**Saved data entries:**
Start
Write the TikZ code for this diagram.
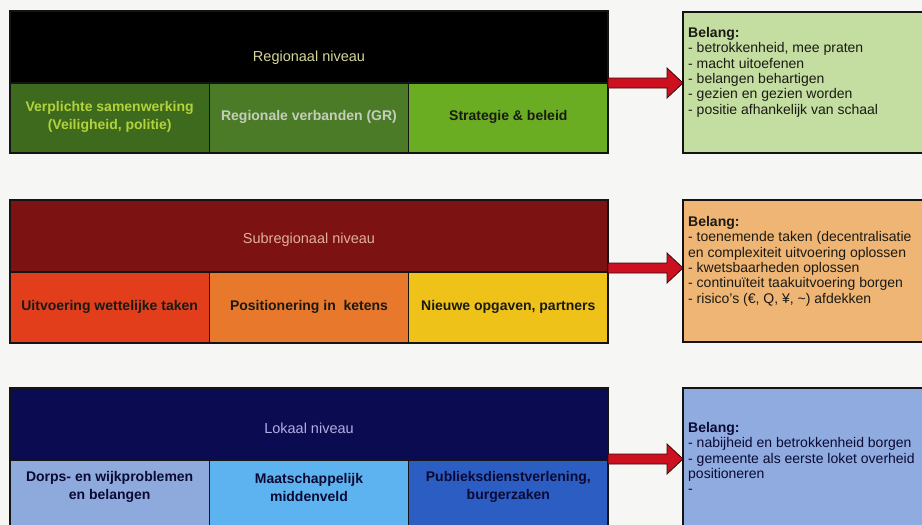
\documentclass[tikz,border=0pt]{standalone}
\usepackage{fontspec}
\setmainfont{Liberation Sans}
\usetikzlibrary{calc}
\definecolor{bg}{HTML}{F6F6F4}
\definecolor{boxline}{HTML}{141414}
\definecolor{gA}{HTML}{3D6A1C}
\definecolor{gB}{HTML}{4C7B28}
\definecolor{gC}{HTML}{6BAD22}
\definecolor{gR}{HTML}{C3DEA0}
\definecolor{rH}{HTML}{7D1212}
\definecolor{oA}{HTML}{E23E1C}
\definecolor{oB}{HTML}{E8782C}
\definecolor{oC}{HTML}{EFC21A}
\definecolor{oR}{HTML}{EFB574}
\definecolor{bH}{HTML}{0B0B52}
\definecolor{bA}{HTML}{8EA9DC}
\definecolor{bB}{HTML}{5CB3EF}
\definecolor{bC}{HTML}{2C5DC2}
\definecolor{bR}{HTML}{8FABDF}
\definecolor{arrowred}{HTML}{CC1020}
\definecolor{arrowedge}{HTML}{3A0808}
\definecolor{txtA}{HTML}{D6D69C}
\definecolor{txtB}{HTML}{E0B0A0}
\definecolor{txtC}{HTML}{B4ACE2}
\definecolor{txtG1}{HTML}{B4D23C}
\definecolor{txtG2}{HTML}{C4CEBC}
\definecolor{darktxt}{HTML}{1A1A14}
\definecolor{navytxt}{HTML}{0A0A34}
\begin{document}
\begin{tikzpicture}[x=1pt,y=-1pt,
  box/.style={draw=boxline, line width=1.2pt, rectangle, inner sep=0pt, outer sep=0pt},
  hdrtxt/.style={font=\fontsize{14.5}{16}\selectfont, inner sep=0pt},
  subtxt/.style={font=\bfseries\fontsize{14}{18}\selectfont, align=center, inner sep=0pt},
  beltxt/.style={font=\fontsize{14}{15.4}\selectfont, align=left, anchor=north west, inner sep=0pt, text=darktxt},
  bigarrow/.style={fill=arrowred, draw=arrowedge, line width=0.8pt, line join=miter}]
\useasboundingbox (0,0) rectangle (922,525);
\clip (0,0) rectangle (922,525);
\fill[bg] (0,0) rectangle (922,525);

% ---------- Regionaal ----------
\node[box, fill=black, minimum width=598pt, minimum height=72pt] (h1) at (309,47) {};
\node[box, fill=gA, minimum width=199.33pt, minimum height=70pt] (s11) at (109.67,118) {};
\node[box, fill=gB, minimum width=199.33pt, minimum height=70pt] (s12) at (309,118) {};
\node[box, fill=gC, minimum width=199.33pt, minimum height=70pt] (s13) at (508.33,118) {};
\node[hdrtxt, text=txtA] (h1t) at (309,58) {Regionaal niveau};
\node[subtxt, text=txtG1] (s11t) at (109.67,117) {Verplichte samenwerking\\(Veiligheid, politie)};
\node[subtxt, text=txtG2] (s12t) at (309,117) {Regionale verbanden (GR)};
\node[subtxt, text=darktxt] (s13t) at (508.33,117) {Strategie \& beleid};
\node[box, fill=gR, minimum width=252pt, minimum height=141pt] (r1) at (809,82.5) {};
\node[beltxt] (r1t) at (688,27) {\textbf{Belang:}\\- betrokkenheid, mee praten\\- macht uitoefenen\\- belangen behartigen\\- gezien en gezien worden\\- positie afhankelijk van schaal};

% ---------- Subregionaal ----------
\node[box, fill=rH, minimum width=598pt, minimum height=72pt] (h2) at (309,236) {};
\node[box, fill=oA, minimum width=199.33pt, minimum height=71pt] (s21) at (109.67,307.5) {};
\node[box, fill=oB, minimum width=199.33pt, minimum height=71pt] (s22) at (309,307.5) {};
\node[box, fill=oC, minimum width=199.33pt, minimum height=71pt] (s23) at (508.33,307.5) {};
\node[hdrtxt, text=txtB] (h2t) at (309,240) {Subregionaal niveau};
\node[subtxt, text=darktxt] (s21t) at (109.67,307) {Uitvoering wettelijke taken};
\node[subtxt, text=darktxt] (s22t) at (309,307) {Positionering in\ \ ketens};
\node[subtxt, text=darktxt] (s23t) at (508.33,307) {Nieuwe opgaven, partners};
\node[box, fill=oR, minimum width=252pt, minimum height=142pt] (r2) at (809,271) {};
\node[beltxt] (r2t) at (688,216) {\textbf{Belang:}\\- toenemende taken (decentralisatie\\en complexiteit uitvoering oplossen\\- kwetsbaarheden oplossen\\- continuïteit taakuitvoering borgen\\- risico's (€, Q, ¥, \textasciitilde) afdekken};

% ---------- Lokaal ----------
\node[box, fill=bH, minimum width=598pt, minimum height=72pt] (h3) at (309,424) {};
\node[box, fill=bA, minimum width=199.33pt, minimum height=72pt] (s31) at (109.67,496) {};
\node[box, fill=bB, minimum width=199.33pt, minimum height=72pt] (s32) at (309,496) {};
\node[box, fill=bC, minimum width=199.33pt, minimum height=72pt] (s33) at (508.33,496) {};
\node[hdrtxt, text=txtC] (h3t) at (309,428) {Lokaal niveau};
\node[subtxt, text=navytxt] (s31t) at (109.67,487) {Dorps- en wijkproblemen\\en belangen};
\node[subtxt, text=navytxt] (s32t) at (309,487) {Maatschappelijk\\middenveld};
\node[subtxt, text=navytxt] (s33t) at (508.33,487) {Publieksdienstverlening,\\burgerzaken};
\node[box, fill=bR, minimum width=252pt, minimum height=152pt] (r3) at (809,464) {};
\node[beltxt, text=navytxt] (r3t) at (688,422) {\textbf{Belang:}\\- nabijheid en betrokkenheid borgen\\- gemeente als eerste loket overheid\\positioneren\\-};

% ---------- arrows ----------
\foreach \h/\r/\dy in {h1/r1/0, h2/r2/-4, h3/r3/-1}{
  \coordinate (as) at ($(\h.south east)+(0,\dy)$);
  \coordinate (ae) at (\r.west |- as);
  \draw[bigarrow] ($(as)+(0,-5)$) -- ($(ae)+(-16,-5)$) -- ($(ae)+(-16,-15)$) -- (ae)
    -- ($(ae)+(-16,15)$) -- ($(ae)+(-16,5)$) -- ($(as)+(0,5)$) -- cycle;
}
\end{tikzpicture}
\end{document}
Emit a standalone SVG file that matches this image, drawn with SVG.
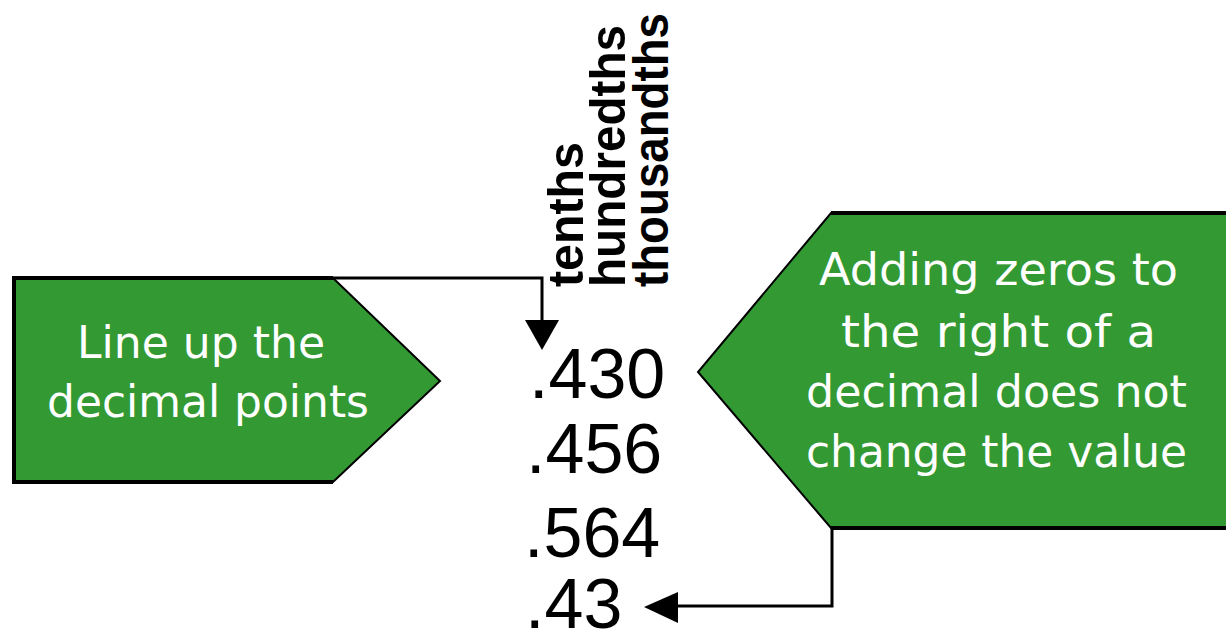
End
**EXERCISE GOAL:** Set down the lines of the records above exactly, apart from the pictures.

**SOLVED EXERCISE:**
Write the TikZ code for this diagram.
\documentclass[tikz,border=0pt]{standalone}
\usepackage{fontspec}
\setmainfont{Liberation Sans}
\usetikzlibrary{calc}
\definecolor{bg}{HTML}{F6F6F4}
\definecolor{boxline}{HTML}{141414}
\definecolor{gA}{HTML}{3D6A1C}
\definecolor{gB}{HTML}{4C7B28}
\definecolor{gC}{HTML}{6BAD22}
\definecolor{gR}{HTML}{C3DEA0}
\definecolor{rH}{HTML}{7D1212}
\definecolor{oA}{HTML}{E23E1C}
\definecolor{oB}{HTML}{E8782C}
\definecolor{oC}{HTML}{EFC21A}
\definecolor{oR}{HTML}{EFB574}
\definecolor{bH}{HTML}{0B0B52}
\definecolor{bA}{HTML}{8EA9DC}
\definecolor{bB}{HTML}{5CB3EF}
\definecolor{bC}{HTML}{2C5DC2}
\definecolor{bR}{HTML}{8FABDF}
\definecolor{arrowred}{HTML}{CC1020}
\definecolor{arrowedge}{HTML}{3A0808}
\definecolor{txtA}{HTML}{D6D69C}
\definecolor{txtB}{HTML}{E0B0A0}
\definecolor{txtC}{HTML}{B4ACE2}
\definecolor{txtG1}{HTML}{B4D23C}
\definecolor{txtG2}{HTML}{C4CEBC}
\definecolor{darktxt}{HTML}{1A1A14}
\definecolor{navytxt}{HTML}{0A0A34}
\begin{document}
\begin{tikzpicture}[x=1pt,y=-1pt,
  box/.style={draw=boxline, line width=1.2pt, rectangle, inner sep=0pt, outer sep=0pt},
  hdrtxt/.style={font=\fontsize{14.5}{16}\selectfont, inner sep=0pt},
  subtxt/.style={font=\bfseries\fontsize{14}{18}\selectfont, align=center, inner sep=0pt},
  beltxt/.style={font=\fontsize{14}{15.4}\selectfont, align=left, anchor=north west, inner sep=0pt, text=darktxt},
  bigarrow/.style={fill=arrowred, draw=arrowedge, line width=0.8pt, line join=miter}]
\useasboundingbox (0,0) rectangle (922,525);
\clip (0,0) rectangle (922,525);
\fill[bg] (0,0) rectangle (922,525);

% ---------- Regionaal ----------
\node[box, fill=black, minimum width=598pt, minimum height=72pt] (h1) at (309,47) {};
\node[box, fill=gA, minimum width=199.33pt, minimum height=70pt] (s11) at (109.67,118) {};
\node[box, fill=gB, minimum width=199.33pt, minimum height=70pt] (s12) at (309,118) {};
\node[box, fill=gC, minimum width=199.33pt, minimum height=70pt] (s13) at (508.33,118) {};
\node[hdrtxt, text=txtA] (h1t) at (309,58) {Regionaal niveau};
\node[subtxt, text=txtG1] (s11t) at (109.67,117) {Verplichte samenwerking\\(Veiligheid, politie)};
\node[subtxt, text=txtG2] (s12t) at (309,117) {Regionale verbanden (GR)};
\node[subtxt, text=darktxt] (s13t) at (508.33,117) {Strategie \& beleid};
\node[box, fill=gR, minimum width=252pt, minimum height=141pt] (r1) at (809,82.5) {};
\node[beltxt] (r1t) at (688,27) {\textbf{Belang:}\\- betrokkenheid, mee praten\\- macht uitoefenen\\- belangen behartigen\\- gezien en gezien worden\\- positie afhankelijk van schaal};

% ---------- Subregionaal ----------
\node[box, fill=rH, minimum width=598pt, minimum height=72pt] (h2) at (309,236) {};
\node[box, fill=oA, minimum width=199.33pt, minimum height=71pt] (s21) at (109.67,307.5) {};
\node[box, fill=oB, minimum width=199.33pt, minimum height=71pt] (s22) at (309,307.5) {};
\node[box, fill=oC, minimum width=199.33pt, minimum height=71pt] (s23) at (508.33,307.5) {};
\node[hdrtxt, text=txtB] (h2t) at (309,240) {Subregionaal niveau};
\node[subtxt, text=darktxt] (s21t) at (109.67,307) {Uitvoering wettelijke taken};
\node[subtxt, text=darktxt] (s22t) at (309,307) {Positionering in\ \ ketens};
\node[subtxt, text=darktxt] (s23t) at (508.33,307) {Nieuwe opgaven, partners};
\node[box, fill=oR, minimum width=252pt, minimum height=142pt] (r2) at (809,271) {};
\node[beltxt] (r2t) at (688,216) {\textbf{Belang:}\\- toenemende taken (decentralisatie\\en complexiteit uitvoering oplossen\\- kwetsbaarheden oplossen\\- continuïteit taakuitvoering borgen\\- risico's (€, Q, ¥, \textasciitilde) afdekken};

% ---------- Lokaal ----------
\node[box, fill=bH, minimum width=598pt, minimum height=72pt] (h3) at (309,424) {};
\node[box, fill=bA, minimum width=199.33pt, minimum height=72pt] (s31) at (109.67,496) {};
\node[box, fill=bB, minimum width=199.33pt, minimum height=72pt] (s32) at (309,496) {};
\node[box, fill=bC, minimum width=199.33pt, minimum height=72pt] (s33) at (508.33,496) {};
\node[hdrtxt, text=txtC] (h3t) at (309,428) {Lokaal niveau};
\node[subtxt, text=navytxt] (s31t) at (109.67,487) {Dorps- en wijkproblemen\\en belangen};
\node[subtxt, text=navytxt] (s32t) at (309,487) {Maatschappelijk\\middenveld};
\node[subtxt, text=navytxt] (s33t) at (508.33,487) {Publieksdienstverlening,\\burgerzaken};
\node[box, fill=bR, minimum width=252pt, minimum height=152pt] (r3) at (809,464) {};
\node[beltxt, text=navytxt] (r3t) at (688,422) {\textbf{Belang:}\\- nabijheid en betrokkenheid borgen\\- gemeente als eerste loket overheid\\positioneren\\-};

% ---------- arrows ----------
\foreach \h/\r/\dy in {h1/r1/0, h2/r2/-4, h3/r3/-1}{
  \coordinate (as) at ($(\h.south east)+(0,\dy)$);
  \coordinate (ae) at (\r.west |- as);
  \draw[bigarrow] ($(as)+(0,-5)$) -- ($(ae)+(-16,-5)$) -- ($(ae)+(-16,-15)$) -- (ae)
    -- ($(ae)+(-16,15)$) -- ($(ae)+(-16,5)$) -- ($(as)+(0,5)$) -- cycle;
}
\end{tikzpicture}
\end{document}
Emit a standalone SVG file that matches this image, drawn with SVG.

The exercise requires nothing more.